Vocabulary-free Image Classification
Zero-shot classifiers like CLIP are impressive, but they still require a fixed vocabulary at test time — someone has to enumerate the candidate categories. We formalize vocabulary-free image classification as a task and propose CaSED: given an image, it retrieves candidate category names from an external caption database and scores them with CLIP, requiring no training, no predefined vocabulary, and fewer parameters than competing methods.
1 University of Trento
2 Fondazione Bruno Kessler (FBK)
01 The problem / 問
Vision-language models have demonstrated remarkable zero-shot classification capabilities, yet they all share a structural constraint: a pre-defined set of categories — a vocabulary — must be provided at test time to compose the textual prompts. This assumption is deeply impractical when the semantic context is unknown, domain-specific, or evolving: enumerating the right vocabulary requires foreknowledge that is often unavailable in real-world deployments.
The scale of the open semantic space makes vocabulary-free classification fundamentally harder than standard recognition. ImageNet-21k [1], one of the largest existing benchmarks, is approximately 200 times smaller than the concept space of BabelNet [2]. Any method operating without a fixed vocabulary must navigate millions of concepts across many domains, including fine-grained categories that are visually near-identical and naturally follow a long-tailed distribution.
02 The setting / 定
We formalize Vocabulary-free Image Classification (VIC) as a novel task: given an input image \(x\), assign a class \(c\) from an unconstrained language-induced semantic space \(\mathcal{S}\), without any prior knowledge of the target category set \(C\). Formally, we seek a function \(f: \mathcal{X} \rightarrow \mathcal{S}\) whose only inputs at test time are the image and a large external source of semantic concepts approximating \(\mathcal{S}\). No vocabulary, no candidate list, and no labelled data are provided.
This is in sharp contrast with CLIP [3]-style zero-shot classifiers, which require the user to enumerate target categories as textual prompts, effectively querying the model within a closed subspace of \(\mathcal{S}\). A key empirical result motivating our approach is that representing \(\mathcal{S}\) through a large external vision-language database — rather than through the model’s internal representations alone — is the most effective strategy for surfacing semantically relevant content at test time. The database provides an implicit vocabulary derived from real-world captions, spanning concepts the model cannot surface on its own from a bare image query.
03 The approach / 法
We propose CaSED (Category Search from External Databases), a training-free method for VIC. Given an input image, CaSED first retrieves the most semantically similar captions from a large external vision-language database, using the image’s CLIP [3] embedding as the query. Text parsing and noun filtering extract a compact set of candidate category names from these captions. CaSED then scores each candidate by computing image-to-text and text-to-text similarity using CLIP, where the centroid of the retrieved captions serves as a textual surrogate for the image, and selects the best-matching category.
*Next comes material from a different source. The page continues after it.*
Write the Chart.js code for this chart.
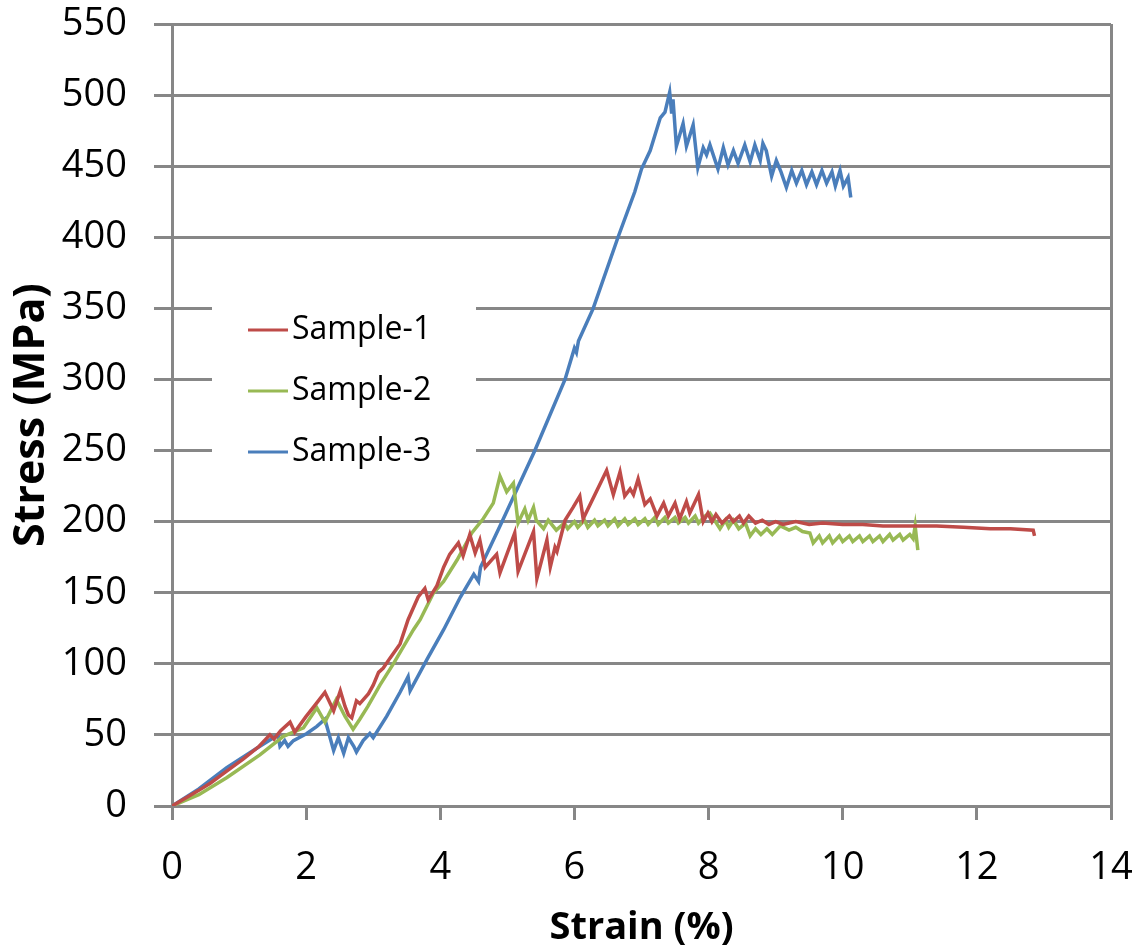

The method is entirely training-free and requires no labelled supervision. Its parameter count is bounded by CLIP [3] alone, making it substantially more efficient than competing VLM-based methods that rely on larger generative or fine-tuned architectures. The external database acts as a bridge between the image and the open semantic space, dynamically constructing a candidate set tailored to each query image rather than relying on a fixed list.
04 Results / 験
Datasets
We follow existing works [4, 5] and evaluate on ten datasets spanning coarse-grained and fine-grained classification across diverse domains: Caltech-101 [6], DTD [7], EuroSAT [8], FGVC-Aircraft [9], Flowers-102 [10], Food-101 [11], Oxford Pets, Stanford Cars [12], SUN397 [13], and UCF101 [14]. ImageNet [1] is used for hyperparameter tuning.
Quantitative results
We evaluate performance using three complementary metrics: Cluster Accuracy, which measures whether the predicted class matches the ground truth at the level of semantic equivalence; Semantic Similarity, which computes embedding-based alignment between predicted and ground truth labels; and Semantic IoU, which measures concept-set overlap between the predicted and true labels.
CaSED outperforms competing VLM-based and vocabulary-free methods across all three metrics and on the majority of the ten datasets, achieving consistent gains on both coarse-grained domains (Caltech-101) and fine-grained ones (FGVC-Aircraft, Flowers-102, Food-101). The improvements hold with CaSED using far fewer parameters than the methods it is compared against, confirming that retrieval from an external database is an efficient and effective proxy for the full open semantic space.